Challenge - Return, exactly as written, every line from the first line of the data below through the line that contains "Chart.defaults.color = '#000';".

··· Data provided ···

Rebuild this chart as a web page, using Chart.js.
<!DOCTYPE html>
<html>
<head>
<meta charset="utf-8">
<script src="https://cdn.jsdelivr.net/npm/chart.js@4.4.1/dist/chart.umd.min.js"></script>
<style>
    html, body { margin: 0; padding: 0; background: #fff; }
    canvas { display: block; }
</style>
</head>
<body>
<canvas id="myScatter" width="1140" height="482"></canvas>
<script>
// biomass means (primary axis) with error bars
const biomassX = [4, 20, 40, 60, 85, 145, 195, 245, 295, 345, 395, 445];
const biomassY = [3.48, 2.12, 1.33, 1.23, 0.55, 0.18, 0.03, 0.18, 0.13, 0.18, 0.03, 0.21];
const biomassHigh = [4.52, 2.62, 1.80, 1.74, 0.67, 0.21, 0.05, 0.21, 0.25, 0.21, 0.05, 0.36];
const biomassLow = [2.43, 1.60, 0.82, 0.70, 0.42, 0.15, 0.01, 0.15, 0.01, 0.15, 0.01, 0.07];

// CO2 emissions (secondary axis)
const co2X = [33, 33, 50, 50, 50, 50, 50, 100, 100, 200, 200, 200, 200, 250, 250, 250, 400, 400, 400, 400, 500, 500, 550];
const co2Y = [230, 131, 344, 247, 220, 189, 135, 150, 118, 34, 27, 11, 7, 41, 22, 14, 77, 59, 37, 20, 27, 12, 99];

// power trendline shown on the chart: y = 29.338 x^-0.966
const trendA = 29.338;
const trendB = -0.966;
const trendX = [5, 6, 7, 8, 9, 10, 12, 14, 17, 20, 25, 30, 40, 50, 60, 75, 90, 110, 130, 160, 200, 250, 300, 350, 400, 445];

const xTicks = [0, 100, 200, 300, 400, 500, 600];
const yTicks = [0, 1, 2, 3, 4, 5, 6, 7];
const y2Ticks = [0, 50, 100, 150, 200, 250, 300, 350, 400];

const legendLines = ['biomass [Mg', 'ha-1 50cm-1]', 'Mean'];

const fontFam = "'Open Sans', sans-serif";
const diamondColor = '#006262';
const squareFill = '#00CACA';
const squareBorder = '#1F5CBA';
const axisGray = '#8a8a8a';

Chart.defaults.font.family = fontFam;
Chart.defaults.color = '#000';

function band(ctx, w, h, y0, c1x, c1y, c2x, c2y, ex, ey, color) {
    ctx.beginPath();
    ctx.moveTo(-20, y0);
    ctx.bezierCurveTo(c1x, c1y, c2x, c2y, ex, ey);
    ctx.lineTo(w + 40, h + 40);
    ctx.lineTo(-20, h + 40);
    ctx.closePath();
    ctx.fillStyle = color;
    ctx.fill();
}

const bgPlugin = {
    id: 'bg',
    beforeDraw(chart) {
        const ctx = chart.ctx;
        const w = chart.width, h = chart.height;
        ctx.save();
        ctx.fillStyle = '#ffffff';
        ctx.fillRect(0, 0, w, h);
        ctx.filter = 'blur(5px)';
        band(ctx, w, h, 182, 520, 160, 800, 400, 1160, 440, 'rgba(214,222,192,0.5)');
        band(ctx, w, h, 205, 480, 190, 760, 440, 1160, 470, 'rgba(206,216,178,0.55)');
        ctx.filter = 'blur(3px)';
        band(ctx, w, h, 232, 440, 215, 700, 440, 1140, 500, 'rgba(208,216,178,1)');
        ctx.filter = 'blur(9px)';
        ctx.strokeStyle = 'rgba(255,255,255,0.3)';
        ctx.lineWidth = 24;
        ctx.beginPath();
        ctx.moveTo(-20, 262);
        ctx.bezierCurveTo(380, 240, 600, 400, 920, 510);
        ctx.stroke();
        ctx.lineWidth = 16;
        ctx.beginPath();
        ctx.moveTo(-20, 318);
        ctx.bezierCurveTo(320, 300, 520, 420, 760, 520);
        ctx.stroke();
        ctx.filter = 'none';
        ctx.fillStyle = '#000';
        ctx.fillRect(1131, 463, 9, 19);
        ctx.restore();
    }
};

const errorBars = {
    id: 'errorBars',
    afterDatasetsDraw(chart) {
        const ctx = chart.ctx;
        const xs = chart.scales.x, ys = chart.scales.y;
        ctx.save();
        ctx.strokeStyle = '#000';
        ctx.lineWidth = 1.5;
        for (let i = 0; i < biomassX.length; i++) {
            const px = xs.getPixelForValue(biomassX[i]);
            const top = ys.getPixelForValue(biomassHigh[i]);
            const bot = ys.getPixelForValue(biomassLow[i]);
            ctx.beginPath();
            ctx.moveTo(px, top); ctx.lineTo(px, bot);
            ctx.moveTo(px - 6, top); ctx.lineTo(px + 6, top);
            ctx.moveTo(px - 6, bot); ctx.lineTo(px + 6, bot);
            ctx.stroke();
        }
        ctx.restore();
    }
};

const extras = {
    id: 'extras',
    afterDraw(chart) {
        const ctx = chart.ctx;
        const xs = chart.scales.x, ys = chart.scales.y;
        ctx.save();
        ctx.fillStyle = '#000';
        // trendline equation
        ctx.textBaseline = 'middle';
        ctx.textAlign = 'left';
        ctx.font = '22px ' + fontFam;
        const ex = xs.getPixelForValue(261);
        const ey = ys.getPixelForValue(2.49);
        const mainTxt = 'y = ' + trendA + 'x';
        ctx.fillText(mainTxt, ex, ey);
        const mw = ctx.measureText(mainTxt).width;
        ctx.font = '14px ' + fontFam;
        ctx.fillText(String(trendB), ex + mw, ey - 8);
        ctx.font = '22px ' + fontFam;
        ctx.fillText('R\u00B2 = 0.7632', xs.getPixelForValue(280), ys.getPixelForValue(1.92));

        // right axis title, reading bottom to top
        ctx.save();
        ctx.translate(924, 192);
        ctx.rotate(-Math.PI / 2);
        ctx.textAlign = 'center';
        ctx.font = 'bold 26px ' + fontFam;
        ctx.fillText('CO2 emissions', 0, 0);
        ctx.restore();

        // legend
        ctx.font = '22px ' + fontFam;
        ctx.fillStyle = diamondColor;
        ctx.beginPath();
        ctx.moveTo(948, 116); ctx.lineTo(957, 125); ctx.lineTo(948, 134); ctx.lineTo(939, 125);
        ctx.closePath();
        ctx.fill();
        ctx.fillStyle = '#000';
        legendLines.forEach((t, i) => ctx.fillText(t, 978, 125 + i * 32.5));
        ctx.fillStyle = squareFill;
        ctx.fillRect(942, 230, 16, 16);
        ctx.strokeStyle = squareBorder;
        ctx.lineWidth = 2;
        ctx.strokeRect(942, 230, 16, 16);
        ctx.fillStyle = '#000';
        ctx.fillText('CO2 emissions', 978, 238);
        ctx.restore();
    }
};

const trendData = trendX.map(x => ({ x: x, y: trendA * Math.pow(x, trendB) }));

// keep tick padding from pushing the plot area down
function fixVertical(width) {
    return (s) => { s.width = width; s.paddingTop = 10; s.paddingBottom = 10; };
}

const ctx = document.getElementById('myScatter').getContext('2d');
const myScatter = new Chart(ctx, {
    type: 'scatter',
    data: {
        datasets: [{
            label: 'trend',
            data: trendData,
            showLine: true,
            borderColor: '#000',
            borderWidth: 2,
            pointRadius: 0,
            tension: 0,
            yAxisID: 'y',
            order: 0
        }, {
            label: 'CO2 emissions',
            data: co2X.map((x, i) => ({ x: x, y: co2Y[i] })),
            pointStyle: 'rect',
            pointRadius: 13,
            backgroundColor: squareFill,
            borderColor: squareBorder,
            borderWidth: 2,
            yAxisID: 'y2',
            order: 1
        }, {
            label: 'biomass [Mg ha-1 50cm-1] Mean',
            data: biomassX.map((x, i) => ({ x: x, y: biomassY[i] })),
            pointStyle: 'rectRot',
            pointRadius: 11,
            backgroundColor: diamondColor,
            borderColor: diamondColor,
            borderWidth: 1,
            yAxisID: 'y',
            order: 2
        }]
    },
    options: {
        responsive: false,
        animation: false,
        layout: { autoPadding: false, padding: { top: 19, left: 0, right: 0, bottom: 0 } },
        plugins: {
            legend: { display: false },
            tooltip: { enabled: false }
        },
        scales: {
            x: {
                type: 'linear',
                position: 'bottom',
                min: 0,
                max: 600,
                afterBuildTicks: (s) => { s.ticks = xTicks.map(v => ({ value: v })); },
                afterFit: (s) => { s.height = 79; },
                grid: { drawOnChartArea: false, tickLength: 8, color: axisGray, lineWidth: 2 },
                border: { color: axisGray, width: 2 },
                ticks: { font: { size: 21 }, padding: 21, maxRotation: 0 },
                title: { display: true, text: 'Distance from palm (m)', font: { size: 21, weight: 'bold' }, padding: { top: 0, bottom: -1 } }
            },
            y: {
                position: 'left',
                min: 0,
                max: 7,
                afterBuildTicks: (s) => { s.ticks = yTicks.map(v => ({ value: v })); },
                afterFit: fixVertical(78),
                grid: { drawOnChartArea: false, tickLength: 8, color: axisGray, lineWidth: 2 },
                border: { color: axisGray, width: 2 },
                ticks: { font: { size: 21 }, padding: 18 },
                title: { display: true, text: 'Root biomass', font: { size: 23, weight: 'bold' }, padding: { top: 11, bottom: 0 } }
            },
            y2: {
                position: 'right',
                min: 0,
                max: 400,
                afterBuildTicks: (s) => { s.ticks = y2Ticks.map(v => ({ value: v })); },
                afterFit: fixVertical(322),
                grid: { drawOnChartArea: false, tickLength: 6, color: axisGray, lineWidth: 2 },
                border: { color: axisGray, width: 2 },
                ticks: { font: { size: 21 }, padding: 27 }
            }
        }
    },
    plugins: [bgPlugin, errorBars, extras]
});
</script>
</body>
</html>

···

Result for this exercise -
Rebuild this chart as a web page, using Chart.js.
<!DOCTYPE html>
<html>
<head>
<meta charset="utf-8">
<script src="https://cdn.jsdelivr.net/npm/chart.js@4.4.1/dist/chart.umd.min.js"></script>
<style>
    html, body { margin: 0; padding: 0; background: #fff; }
    canvas { display: block; }
</style>
</head>
<body>
<canvas id="myScatter" width="1140" height="482"></canvas>
<script>
// biomass means (primary axis) with error bars
const biomassX = [4, 20, 40, 60, 85, 145, 195, 245, 295, 345, 395, 445];
const biomassY = [3.48, 2.12, 1.33, 1.23, 0.55, 0.18, 0.03, 0.18, 0.13, 0.18, 0.03, 0.21];
const biomassHigh = [4.52, 2.62, 1.80, 1.74, 0.67, 0.21, 0.05, 0.21, 0.25, 0.21, 0.05, 0.36];
const biomassLow = [2.43, 1.60, 0.82, 0.70, 0.42, 0.15, 0.01, 0.15, 0.01, 0.15, 0.01, 0.07];

// CO2 emissions (secondary axis)
const co2X = [33, 33, 50, 50, 50, 50, 50, 100, 100, 200, 200, 200, 200, 250, 250, 250, 400, 400, 400, 400, 500, 500, 550];
const co2Y = [230, 131, 344, 247, 220, 189, 135, 150, 118, 34, 27, 11, 7, 41, 22, 14, 77, 59, 37, 20, 27, 12, 99];

// power trendline shown on the chart: y = 29.338 x^-0.966
const trendA = 29.338;
const trendB = -0.966;
const trendX = [5, 6, 7, 8, 9, 10, 12, 14, 17, 20, 25, 30, 40, 50, 60, 75, 90, 110, 130, 160, 200, 250, 300, 350, 400, 445];

const xTicks = [0, 100, 200, 300, 400, 500, 600];
const yTicks = [0, 1, 2, 3, 4, 5, 6, 7];
const y2Ticks = [0, 50, 100, 150, 200, 250, 300, 350, 400];

const legendLines = ['biomass [Mg', 'ha-1 50cm-1]', 'Mean'];

const fontFam = "'Open Sans', sans-serif";
const diamondColor = '#006262';
const squareFill = '#00CACA';
const squareBorder = '#1F5CBA';
const axisGray = '#8a8a8a';

Chart.defaults.font.family = fontFam;
Chart.defaults.color = '#000';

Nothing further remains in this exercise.